Write out the listing, please, but only from its first line through the line containing "import numpy as np", exactly as given and without pictures.

• **Supplied information**
-- BEGIN --
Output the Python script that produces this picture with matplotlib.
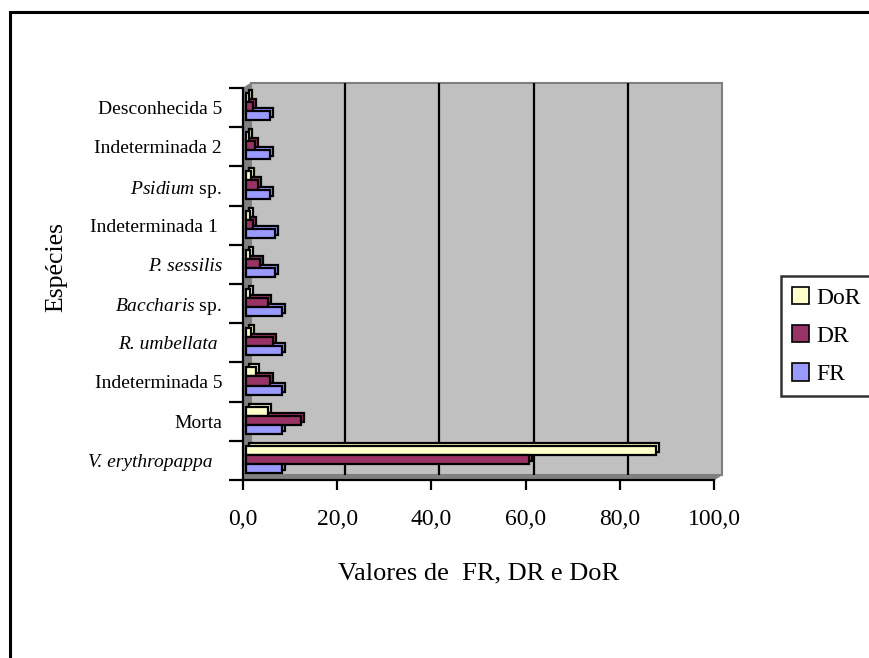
import matplotlib
matplotlib.use('Agg')
import matplotlib.pyplot as plt
import matplotlib.transforms as mtransforms
from matplotlib.patches import Rectangle, Polygon, Patch
import numpy as np

plt.rcParams['font.family'] = 'Liberation Serif'
plt.rcParams['mathtext.fontset'] = 'custom'
plt.rcParams['mathtext.rm'] = 'Liberation Serif'
plt.rcParams['mathtext.it'] = 'Liberation Serif:italic'

# species, bottom to top
species = ['V. erythropappa  ', 'Morta', 'Indeterminada 5',
           'R. umbellata ', r'$\mathit{Baccharis}$ sp.',
           'P. sessilis', 'Indeterminada 1 ', r'$\mathit{Psidium}$ sp.',
           'Indeterminada 2', 'Desconhecida 5']
italic = [True, False, False, True, False, True, False, False, False, False]
FR = [7.7, 7.7, 7.7, 7.7, 7.7, 6.2, 6.2, 5.1, 5.1, 5.1]
DR = [60.0, 11.6, 5.0, 5.7, 4.6, 2.9, 1.4, 2.5, 1.9, 1.5]
DoR = [87.0, 4.6, 2.1, 1.1, 0.9, 0.8, 0.8, 1.0, 0.7, 0.6]
xticks = [0, 20, 40, 60, 80, 100]
xticklabels = ['0,0', '20,0', '40,0', '60,0', '80,0', '100,0']

c_dor = '#FFFFCC'
c_dr = '#993366'
c_fr = '#9999FF'
wall = '#C0C0C0'
side = '#808080'

fig = plt.figure(figsize=(8.69, 6.58), dpi=100)
ax = fig.add_axes([243/869, 1-480/658, 471/869, 392/658])
ax.set_xlim(0, 100)
ax.set_ylim(-0.5, 9.5)
ax.patch.set_visible(False)

# depth of the 3D box in axes fractions
ddx = 8/471
ddy = 5/392

back = Rectangle((ddx, ddy), 1, 1, transform=ax.transAxes, facecolor=wall,
                 edgecolor=side, lw=1.5, clip_on=False, zorder=0)
ax.add_patch(back)
ax.add_patch(Polygon([(0, 0), (0, 1), (ddx, 1+ddy), (ddx, ddy)], closed=True,
                     transform=ax.transAxes, facecolor=side, edgecolor=side,
                     lw=0.5, clip_on=False, zorder=0.5))
ax.add_patch(Polygon([(0, 0), (1, 0), (1+ddx, ddy), (ddx, ddy)], closed=True,
                     transform=ax.transAxes, facecolor=side, edgecolor=side,
                     lw=0.5, clip_on=False, zorder=0.5))

# gridlines on the back wall
wall_off = mtransforms.ScaledTranslation(0.08, 0.05, fig.dpi_scale_trans)
ax.vlines(xticks[1:-1], 0, 1, colors='black', lw=1.6,
          transform=ax.get_xaxis_transform() + wall_off, zorder=1, clip_on=False)

# bars with a dark offset copy behind for the depth look
y = np.arange(len(species))
h = 0.23
front = ax.transData + mtransforms.ScaledTranslation(0.03, 0.01, fig.dpi_scale_trans)
depth = ax.transData + mtransforms.ScaledTranslation(0.06, 0.04, fig.dpi_scale_trans)
for vals, off, col in [(DoR, h, c_dor), (DR, 0, c_dr), (FR, -h, c_fr)]:
    ax.barh(y + off, vals, height=h, color=col, edgecolor='black', lw=1.6,
            transform=depth, zorder=3, clip_on=False)
    ax.barh(y + off, vals, height=h, color=col, edgecolor='black', lw=1.6,
            transform=front, zorder=4, clip_on=False)

for s in ['top', 'right']:
    ax.spines[s].set_visible(False)
for s in ['left', 'bottom']:
    ax.spines[s].set_linewidth(1.6)
    ax.spines[s].set_zorder(5)

ax.set_xticks(xticks)
ax.set_xticklabels(xticklabels, fontsize=17)
ax.tick_params(axis='x', direction='out', length=7, width=1.6, pad=14)

ax.set_yticks(y)
ax.set_yticklabels(species, fontsize=14)
for lab, it in zip(ax.get_yticklabels(), italic):
    if it:
        lab.set_fontstyle('italic')
ax.set_yticks(np.arange(-0.5, 10, 1), minor=True)
ax.tick_params(axis='y', which='major', length=0, pad=15)
ax.tick_params(axis='y', which='minor', direction='out', length=10, width=1.6)

fig.text(479/869, 1-573/658, 'Valores de  FR, DR e DoR', fontsize=19,
         ha='center', va='center')
fig.text(56/869, 1-267/658, 'Espécies', fontsize=18.5, rotation=90,
         ha='center', va='center')

handles = [Patch(facecolor=c_dor, edgecolor='black', lw=1.2),
           Patch(facecolor=c_dr, edgecolor='black', lw=1.2),
           Patch(facecolor=c_fr, edgecolor='black', lw=1.2)]
leg = fig.legend(handles, ['DoR', 'DR', 'FR'], loc='upper left',
                 bbox_to_anchor=(781/869, 1-276/658), fontsize=17,
                 frameon=True, fancybox=False, borderaxespad=0,
                 handlelength=0.75, handleheight=0.75, handletextpad=0.3,
                 labelspacing=0.7, borderpad=0.45)
leg.get_frame().set_edgecolor('black')
leg.get_frame().set_linewidth(1.8)

# outer chart border
fig.patches.append(Rectangle((10/869, -0.2), 1.2, 1.2 - 12/658, transform=fig.transFigure,
                             fill=False, edgecolor='black', lw=2.2))

fig.savefig('out.png', dpi=100)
-- END --
• **Complete answer**
Output the Python script that produces this picture with matplotlib.
import matplotlib
matplotlib.use('Agg')
import matplotlib.pyplot as plt
import matplotlib.transforms as mtransforms
from matplotlib.patches import Rectangle, Polygon, Patch
import numpy as np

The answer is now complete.